En mars, le député PS Gérard Bapt a demandé à la Commission européenne une enquête pour démontrer une entente illicite entre les laboratoires. Parallèlement à la demande de l’association UFC-Que choisir et du Syndicat de la médecine générale, l’Autorité française de la concurrence a été saisie le 3 avril, à propos d’éventuelles pratiques anticoncurrentielles entre les deux laboratoires, dont les locaux ont été perquisitionnés. Interrogée par le magazine Le Point, la responsable des relations publiques de Roche nie toute entente avec Novartis et ajoute que « l’Avastin et le Lucentis sont deux molécules différentes qui ont été développées pour des pathologies différentes et ne sont pas du tout interchangeables ».

(1) Communiqué du 11 mars 2014, Scandale Avastin/Lucentis : à quand l’ouverture d’une double enquête, parlementaire et judiciaire ?

(2) Essai thérapeutique Gefal, coordonné par les Hospices civils de Lyon, publié dans la revue Ophtalmology.

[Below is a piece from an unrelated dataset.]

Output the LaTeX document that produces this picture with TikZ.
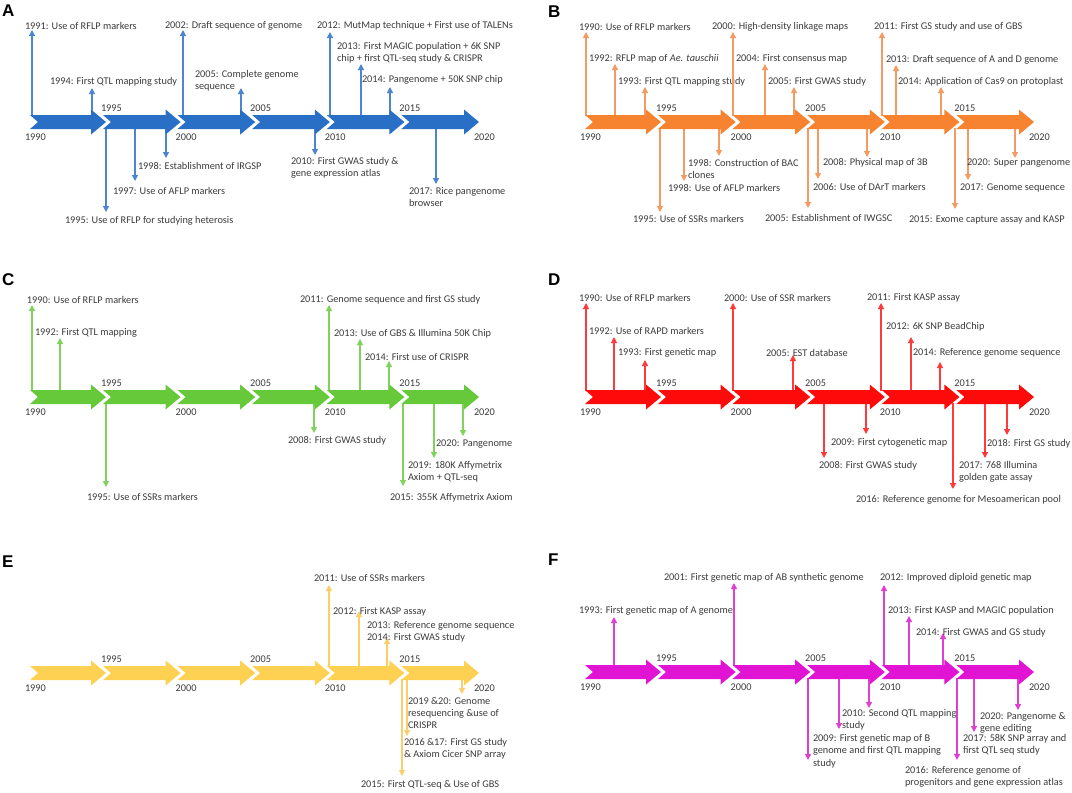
\documentclass[tikz,border=0pt]{standalone}
\usepackage{fontspec}
\setmainfont{Carlito}
\newfontfamily\pfont{Liberation Sans}
\usetikzlibrary{arrows.meta}
\definecolor{txt}{HTML}{3C3C3C}
\definecolor{Atl}{HTML}{2A6FC6}\definecolor{Aev}{HTML}{4C86CE}
\definecolor{Btl}{HTML}{F7822F}\definecolor{Bev}{HTML}{F49A62}
\definecolor{Ctl}{HTML}{66C93A}\definecolor{Cev}{HTML}{80D25C}
\definecolor{Dtl}{HTML}{FF0A0A}\definecolor{Dev}{HTML}{FF3A3A}
\definecolor{Etl}{HTML}{FFD152}\definecolor{Eev}{HTML}{F8CF6A}
\definecolor{Ftl}{HTML}{E014D2}\definecolor{Fev}{HTML}{E040D2}
\newcommand\lbfont{\fontsize{10.3}{12.3}\selectfont}
\newcommand\letfont{\pfont\bfseries\fontsize{17}{17}\selectfont}
\newcommand\arr[4]{\coordinate (#1s) at (#2,#3); \coordinate (#1e) at (#2,#4); \draw[ev] (#1s) -- (#1e);}
\newcommand\lab[4]{\node[lab] (#1) at (#2,#3) {#4};}
\newcommand\tline[3]{%
  \node[yr] (#1y1990) at (#2-5,#3+15) {1990};
  \foreach \i/\yr in {0/1995,1/2000,2/2005,3/2010,4/2015,5/2020}{
    \pgfmathsetmacro\segT{#2+76+74.6*\i}
    \pgfmathsetmacro\segL{ifthenelse(\i==0,#2,\segT-77.6)}
    \pgfmathsetmacro\segY{ifthenelse(mod(\i,2)==0,#3-14,#3+15)}
    \fill[tlc] (\segL,#3-7) -- (\segT-15,#3-7) -- (\segT-15,#3-12.5) -- (\segT,#3) -- (\segT-15,#3+12.5) -- (\segT-15,#3+7) -- (\segL,#3+7) -- (\segL+8,#3) -- cycle;
    \node[yr] (#1y\yr) at (\segT-5,\segY) {\yr};
  }}
\begin{document}
\begin{tikzpicture}[x=1pt,y=-1pt,
  every node/.style={inner sep=0pt,outer sep=0pt},
  lab/.style={font=\lbfont,text=txt,anchor=west,align=left},
  yr/.style={font=\lbfont,text=txt,anchor=west},
  plet/.style={font=\letfont,anchor=west,text=black},
  ev/.style={draw=evc,line width=1.2pt,-{Triangle[length=6pt,width=6pt]}}]
\useasboundingbox (0,0) rectangle (1072,793);
\fill[white] (0,0) rectangle (1072,793);

% ---------------- A ----------------
\begin{scope}
\colorlet{evc}{Aev}\colorlet{tlc}{Atl}
\node[plet] (LA) at (2,11) {A};
\arr{a91}{32}{116}{30}\lab{a91}{25}{26}{1991: Use of RFLP markers}
\arr{a94}{92}{116}{88}\lab{a94}{50}{82}{1994: First QTL mapping study}
\arr{a02}{183}{116}{30}\lab{a02}{165}{26}{2002: Draft sequence of genome}
\arr{a05}{241}{116}{88}\lab{a05}{195}{81}{2005: Complete genome\\sequence}
\arr{a12}{330}{116}{32}\lab{a12}{317}{26}{2012: MutMap technique + First use of TALENs}
\arr{a13}{361}{116}{64}\lab{a13}{337}{53}{2013: First MAGIC population + 6K SNP\\chip + first QTL-seq study \& CRISPR}
\arr{a14}{390}{116}{87}\lab{a14}{362}{80}{2014: Pangenome + 50K SNP chip}
\arr{a95}{106}{128}{212}\lab{a95}{65}{221}{1995: Use of RFLP for studying heterosis}
\arr{a97}{135}{128}{181}\lab{a97}{113}{191}{1997: Use of AFLP markers}
\arr{a98}{166}{128}{158}\lab{a98}{138}{166}{1998: Establishment of IRGSP}
\arr{a10}{315}{128}{155}\lab{a10}{291}{168}{2010: First GWAS study \&\\gene expression atlas}
\arr{a17}{436}{128}{184}\lab{a17}{409}{197}{2017: Rice pangenome\\browser}
\tline{A}{30}{122}
\end{scope}

% ---------------- B ----------------
\begin{scope}
\colorlet{evc}{Bev}\colorlet{tlc}{Btl}
\node[plet] (LB) at (548,12) {B};
\arr{b90}{586}{116}{32}\lab{b90}{579}{27}{1990: Use of RFLP markers}
\arr{b92}{615}{116}{64}\lab{b92}{589}{59}{1992: RFLP map of \textit{Ae. tauschii}}
\arr{b93}{645}{116}{87}\lab{b93}{618}{82}{1993: First QTL mapping study}
\arr{b00}{733}{116}{32}\lab{b00}{712}{27}{2000: High-density linkage maps}
\arr{b04}{765}{116}{64}\lab{b04}{736}{59}{2004: First consensus map}
\arr{b05}{794}{116}{87}\lab{b05}{768}{82}{2005: First GWAS study}
\arr{b11}{882}{116}{32}\lab{b11}{874}{27}{2011: First GS study and use of GBS}
\arr{b13}{896}{116}{65}\lab{b13}{886}{60}{2013: Draft sequence of A and D genome}
\arr{b14}{941}{116}{87}\lab{b14}{898}{82}{2014: Application of Cas9 on protoplast}
\arr{b95}{660}{128}{212}\lab{b95}{633}{219}{1995: Use of SSRs markers}
\arr{b98a}{684}{128}{181}\lab{b98a}{668}{188}{1998: Use of AFLP markers}
\arr{b98b}{719}{128}{156}\lab{b98b}{688}{169}{1998: Construction of BAC\\clones}
\arr{b05d}{808}{128}{208}\lab{b05d}{765}{218}{2005: Establishment of IWGSC}
\arr{b06}{818}{128}{179}\lab{b06}{813}{187}{2006: Use of DArT markers}
\arr{b08}{867}{128}{157}\lab{b08}{823}{163}{2008: Physical map of 3B}
\arr{b15}{955}{128}{209}\lab{b15}{909}{220}{2015: Exome capture assay and KASP}
\arr{b17}{968}{128}{180}\lab{b17}{960}{188}{2017: Genome sequence}
\arr{b20}{1015}{128}{158}\lab{b20}{967}{163}{2020: Super pangenome}
\tline{B}{585}{122}
\end{scope}

% ---------------- C ----------------
\begin{scope}
\colorlet{evc}{Cev}\colorlet{tlc}{Ctl}
\node[plet] (LC) at (2,280) {C};
\arr{c90}{32}{391}{305}\lab{c90}{27}{300}{1990: Use of RFLP markers}
\arr{c92}{60}{391}{338}\lab{c92}{35}{333}{1992: First QTL mapping}
\arr{c11}{329}{391}{305}\lab{c11}{300}{300}{2011: Genome sequence and first GS study}
\arr{c13}{360}{391}{339}\lab{c13}{334}{334}{2013: Use of GBS \& Illumina 50K Chip}
\arr{c14}{389}{391}{361}\lab{c14}{365}{357}{2014: First use of CRISPR}
\arr{c95}{106}{403}{487}\lab{c95}{87}{497}{1995: Use of SSRs markers}
\arr{c08}{314}{403}{433}\lab{c08}{288}{441}{2008: First GWAS study}
\arr{c15}{403}{403}{486}\lab{c15}{390}{498}{2015: 355K Affymetrix Axiom}
\arr{c19}{434}{403}{458}\lab{c19}{408}{472}{2019: 180K Affymetrix\\Axiom + QTL-seq}
\arr{c20}{463}{403}{436}\lab{c20}{436}{444}{2020: Pangenome}
\tline{C}{30}{397}
\end{scope}

% ---------------- D ----------------
\begin{scope}
\colorlet{evc}{Dev}\colorlet{tlc}{Dtl}
\node[plet] (LD) at (548,280) {D};
\arr{d90}{586}{391}{303}\lab{d90}{579}{298}{1990: Use of RFLP markers}
\arr{d92}{614}{391}{337}\lab{d92}{589}{331}{1992: Use of RAPD markers}
\arr{d93}{645}{391}{360}\lab{d93}{618}{353}{1993: First genetic map}
\arr{d00}{733}{391}{303}\lab{d00}{724}{298}{2000: Use of SSR markers}
\arr{d05}{793}{391}{355}\lab{d05}{766}{353}{2005: EST database}
\arr{d11}{881}{391}{303}\lab{d11}{867}{298}{2011: First KASP assay}
\arr{d12}{911}{391}{337}\lab{d12}{886}{327}{2012: 6K SNP BeadChip}
\arr{d14}{940}{391}{362}\lab{d14}{913}{353}{2014: Reference genome sequence}
\arr{d08}{824}{403}{458}\lab{d08}{819}{466}{2008: First GWAS study}
\arr{d09}{866}{403}{434}\lab{d09}{831}{443}{2009: First cytogenetic map}
\arr{d16}{953}{403}{489}\lab{d16}{856}{500}{2016: Reference genome for Mesoamerican pool}
\arr{d17}{985}{403}{458}\lab{d17}{959}{472}{2017: 768 Illumina\\golden gate assay}
\arr{d18}{1007}{403}{435}\lab{d18}{987}{444}{2018: First GS study}
\tline{D}{585}{397}
\end{scope}

% ---------------- E ----------------
\begin{scope}
\colorlet{evc}{Eev}\colorlet{tlc}{Etl}
\node[plet] (LE) at (2,562) {E};
\arr{e11}{329}{667}{585}\lab{e11}{314}{578}{2011: Use of SSRs markers}
\arr{e12}{359}{667}{611}\lab{e12}{333}{612}{2012: First KASP assay}
\lab{e13}{367}{626}{2013: Reference genome sequence}
\arr{e14}{387}{667}{638}\lab{e14}{367}{638}{2014: First GWAS study}
\arr{e15}{402}{679}{776}\lab{e15}{361}{785}{2015: First QTL-seq \& Use of GBS}
\arr{e16}{407}{679}{736}\lab{e16}{404}{749}{2016 \&17: First GS study\\\& Axiom Cicer SNP array}
\arr{e19}{462}{679}{694}\lab{e19}{408}{713}{2019 \&20: Genome\\resequencing \&use of\\CRISPR}
\tline{E}{30}{673}
\end{scope}

% ---------------- F ----------------
\begin{scope}
\colorlet{evc}{Fev}\colorlet{tlc}{Ftl}
\node[plet] (LF) at (548,560) {F};
\arr{f93}{614}{666}{617}\lab{f93}{579}{611}{1993: First genetic map of A genome}
\arr{f01}{734}{666}{583}\lab{f01}{664}{578}{2001: First genetic map of AB synthetic genome}
\arr{f12}{884}{666}{585}\lab{f12}{880}{578}{2012: Improved diploid genetic map}
\arr{f13}{909}{666}{616}\lab{f13}{888}{611}{2013: First KASP and MAGIC population}
\arr{f14}{943}{666}{633}\lab{f14}{916}{633}{2014: First GWAS and GS study}
\arr{f05}{808}{678}{760}\lab{f05}{813}{751}{2009: First genetic map of B\\genome and first QTL mapping\\study}
\arr{f07}{839}{678}{729}
\arr{f09}{869}{678}{708}\lab{f09}{842}{720}{2010: Second QTL mapping\\study}
\arr{f15}{957}{678}{760}\lab{f15}{905}{777}{2016: Reference genome of\\progenitors and gene expression atlas}
\arr{f16}{974}{678}{732}\lab{f16}{963}{745}{2017: 58K SNP array and\\first QTL seq study}
\arr{f19}{1018}{678}{710}\lab{f19}{980}{723}{2020: Pangenome \&\\gene editing}
\tline{F}{585}{672}
\end{scope}
\end{tikzpicture}
\end{document}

(3) Utilisation des anti-VEGF dans le traitement local de la DMLA et autres rétinopathies, 13 février 2014, séminaire conseil d’administration ANSM.

NOS EXPERTS INTERROGÉS

→ La Direction générale de la santé, sous-direction Politiques des produits de santé et de la qualité des pratiques et des soins.

→ L’ANSM.

Repères

→ Août 2012 : la Direction générale de la santé (DGS) interdit l’utilisation hors AMM de l’Avastin.

→ Mars 2014 : le député PS Gérard Bapt demande à la Commission européenne une enquête pour démontrer une entente illicite entre Roche et Novartis, condamnés par l’Autorité italienne de la concurrence pour « entente illicite ».

→ 3 avril 2014 : l’Autorité de la concurrence française est saisie à propos des éventuelles pratiques anticoncurrentielles des deux laboratoires.

→ 9 août 2014 : publication au Journal officiel de la loi de financement rectificative de la Sécurité sociale, qui élargit notamment le champ des RTU.

→ DMLA : 800 000 Français en sont atteints, dont 20 % de la forme « humide ».